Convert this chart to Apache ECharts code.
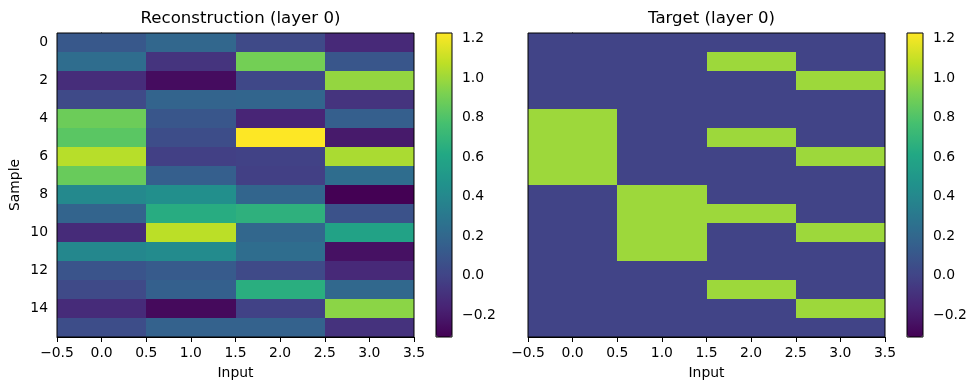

□ □ □

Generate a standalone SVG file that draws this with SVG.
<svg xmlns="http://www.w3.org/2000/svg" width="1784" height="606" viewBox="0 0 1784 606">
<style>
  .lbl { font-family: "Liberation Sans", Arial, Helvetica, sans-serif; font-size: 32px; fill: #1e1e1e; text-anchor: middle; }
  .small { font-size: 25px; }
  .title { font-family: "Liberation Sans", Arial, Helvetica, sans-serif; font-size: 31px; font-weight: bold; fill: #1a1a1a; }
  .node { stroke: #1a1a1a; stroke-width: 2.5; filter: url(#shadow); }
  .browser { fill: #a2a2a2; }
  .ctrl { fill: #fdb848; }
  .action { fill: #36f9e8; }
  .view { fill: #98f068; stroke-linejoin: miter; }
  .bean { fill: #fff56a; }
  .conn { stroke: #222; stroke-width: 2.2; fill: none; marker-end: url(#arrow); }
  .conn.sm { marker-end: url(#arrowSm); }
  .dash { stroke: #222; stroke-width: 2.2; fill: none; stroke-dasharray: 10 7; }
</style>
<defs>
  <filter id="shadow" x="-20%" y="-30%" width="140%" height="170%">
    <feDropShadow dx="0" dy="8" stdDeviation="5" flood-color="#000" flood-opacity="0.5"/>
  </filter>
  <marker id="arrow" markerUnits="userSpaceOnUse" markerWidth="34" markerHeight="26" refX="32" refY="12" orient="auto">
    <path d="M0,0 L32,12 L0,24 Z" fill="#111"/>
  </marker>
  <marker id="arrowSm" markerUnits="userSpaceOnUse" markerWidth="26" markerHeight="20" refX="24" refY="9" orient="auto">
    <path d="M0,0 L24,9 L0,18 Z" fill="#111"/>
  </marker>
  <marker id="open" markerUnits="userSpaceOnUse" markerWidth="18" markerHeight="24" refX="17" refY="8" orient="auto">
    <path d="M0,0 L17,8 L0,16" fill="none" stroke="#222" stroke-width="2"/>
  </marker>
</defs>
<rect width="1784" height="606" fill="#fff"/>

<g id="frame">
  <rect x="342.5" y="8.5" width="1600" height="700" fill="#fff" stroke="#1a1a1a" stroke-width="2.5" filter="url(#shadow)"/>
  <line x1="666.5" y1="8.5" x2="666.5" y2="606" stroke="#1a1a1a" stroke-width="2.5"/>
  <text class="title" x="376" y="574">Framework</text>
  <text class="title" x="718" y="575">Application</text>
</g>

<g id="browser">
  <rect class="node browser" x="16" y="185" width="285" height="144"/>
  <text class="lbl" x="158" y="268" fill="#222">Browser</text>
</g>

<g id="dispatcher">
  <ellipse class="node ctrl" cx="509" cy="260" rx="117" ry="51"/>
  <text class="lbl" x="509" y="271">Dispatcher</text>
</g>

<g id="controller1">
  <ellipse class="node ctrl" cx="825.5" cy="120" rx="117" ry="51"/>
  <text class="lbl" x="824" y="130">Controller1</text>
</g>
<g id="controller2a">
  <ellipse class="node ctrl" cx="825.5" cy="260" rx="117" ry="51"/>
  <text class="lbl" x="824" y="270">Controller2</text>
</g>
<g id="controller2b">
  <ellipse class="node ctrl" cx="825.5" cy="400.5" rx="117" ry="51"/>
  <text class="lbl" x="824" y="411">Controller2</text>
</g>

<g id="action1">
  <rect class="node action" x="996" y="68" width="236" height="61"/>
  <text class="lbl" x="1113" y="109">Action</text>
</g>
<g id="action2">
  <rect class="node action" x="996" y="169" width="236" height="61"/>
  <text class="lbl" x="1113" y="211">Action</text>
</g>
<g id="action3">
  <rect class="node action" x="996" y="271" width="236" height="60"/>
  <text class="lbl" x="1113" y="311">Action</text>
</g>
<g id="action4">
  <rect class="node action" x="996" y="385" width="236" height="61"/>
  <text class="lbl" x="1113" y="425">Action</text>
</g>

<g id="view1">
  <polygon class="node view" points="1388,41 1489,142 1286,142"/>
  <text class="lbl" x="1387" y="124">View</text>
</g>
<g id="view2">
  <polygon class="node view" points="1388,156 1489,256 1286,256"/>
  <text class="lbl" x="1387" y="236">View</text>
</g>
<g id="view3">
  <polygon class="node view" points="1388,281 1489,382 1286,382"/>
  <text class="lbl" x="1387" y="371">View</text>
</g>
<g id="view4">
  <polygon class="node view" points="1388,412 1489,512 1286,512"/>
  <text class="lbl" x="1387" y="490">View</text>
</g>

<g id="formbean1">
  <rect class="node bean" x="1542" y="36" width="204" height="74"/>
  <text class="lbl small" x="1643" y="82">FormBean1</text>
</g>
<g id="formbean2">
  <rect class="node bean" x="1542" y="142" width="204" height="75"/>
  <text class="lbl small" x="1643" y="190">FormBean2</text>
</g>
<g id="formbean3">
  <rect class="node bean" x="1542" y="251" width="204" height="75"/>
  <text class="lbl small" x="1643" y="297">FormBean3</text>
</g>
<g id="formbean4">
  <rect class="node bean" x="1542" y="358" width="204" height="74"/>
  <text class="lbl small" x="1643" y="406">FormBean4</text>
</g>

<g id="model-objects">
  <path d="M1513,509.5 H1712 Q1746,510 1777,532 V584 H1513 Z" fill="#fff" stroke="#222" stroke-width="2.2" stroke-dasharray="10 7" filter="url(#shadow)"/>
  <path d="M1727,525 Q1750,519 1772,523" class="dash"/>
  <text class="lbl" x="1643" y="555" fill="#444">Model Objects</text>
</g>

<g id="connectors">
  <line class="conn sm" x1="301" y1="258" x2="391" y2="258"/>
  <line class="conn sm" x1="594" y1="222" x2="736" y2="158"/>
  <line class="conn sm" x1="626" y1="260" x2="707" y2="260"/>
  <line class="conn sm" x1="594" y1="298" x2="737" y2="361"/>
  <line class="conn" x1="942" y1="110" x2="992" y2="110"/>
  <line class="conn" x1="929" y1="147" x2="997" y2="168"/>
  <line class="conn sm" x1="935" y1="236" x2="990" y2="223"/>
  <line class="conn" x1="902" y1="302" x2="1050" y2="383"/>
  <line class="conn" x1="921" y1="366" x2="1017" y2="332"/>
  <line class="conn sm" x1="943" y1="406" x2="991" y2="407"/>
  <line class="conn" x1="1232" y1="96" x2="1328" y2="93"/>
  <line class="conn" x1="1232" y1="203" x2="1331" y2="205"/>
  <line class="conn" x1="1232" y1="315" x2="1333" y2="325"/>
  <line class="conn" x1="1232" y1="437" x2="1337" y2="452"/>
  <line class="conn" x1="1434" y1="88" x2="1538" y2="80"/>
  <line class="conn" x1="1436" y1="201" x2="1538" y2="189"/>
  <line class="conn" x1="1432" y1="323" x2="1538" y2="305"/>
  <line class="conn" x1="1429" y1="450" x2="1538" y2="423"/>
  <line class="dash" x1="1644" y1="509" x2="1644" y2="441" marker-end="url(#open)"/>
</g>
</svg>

□ □ □

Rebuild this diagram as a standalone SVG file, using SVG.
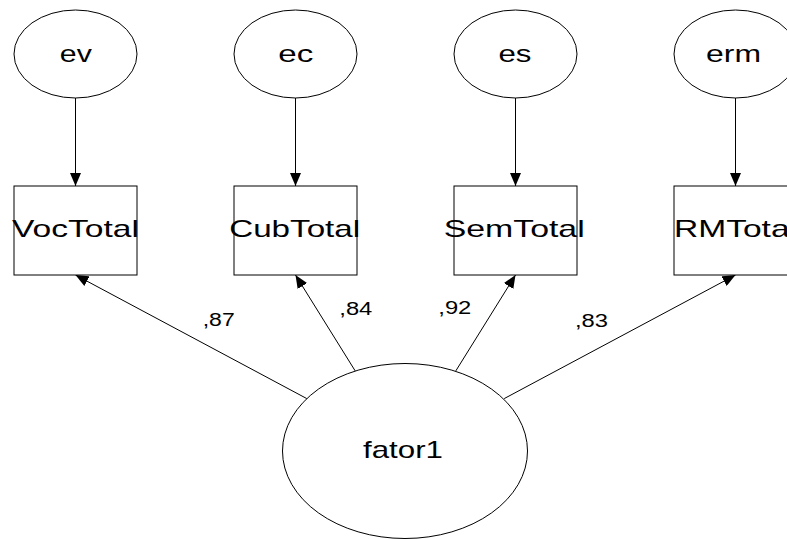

□ □ □

• WHAT TO WORK ON
Going through the lines above one by one, tally those with the word "this" and give only the total.

• OUTPUT OF THE EXERCISE
3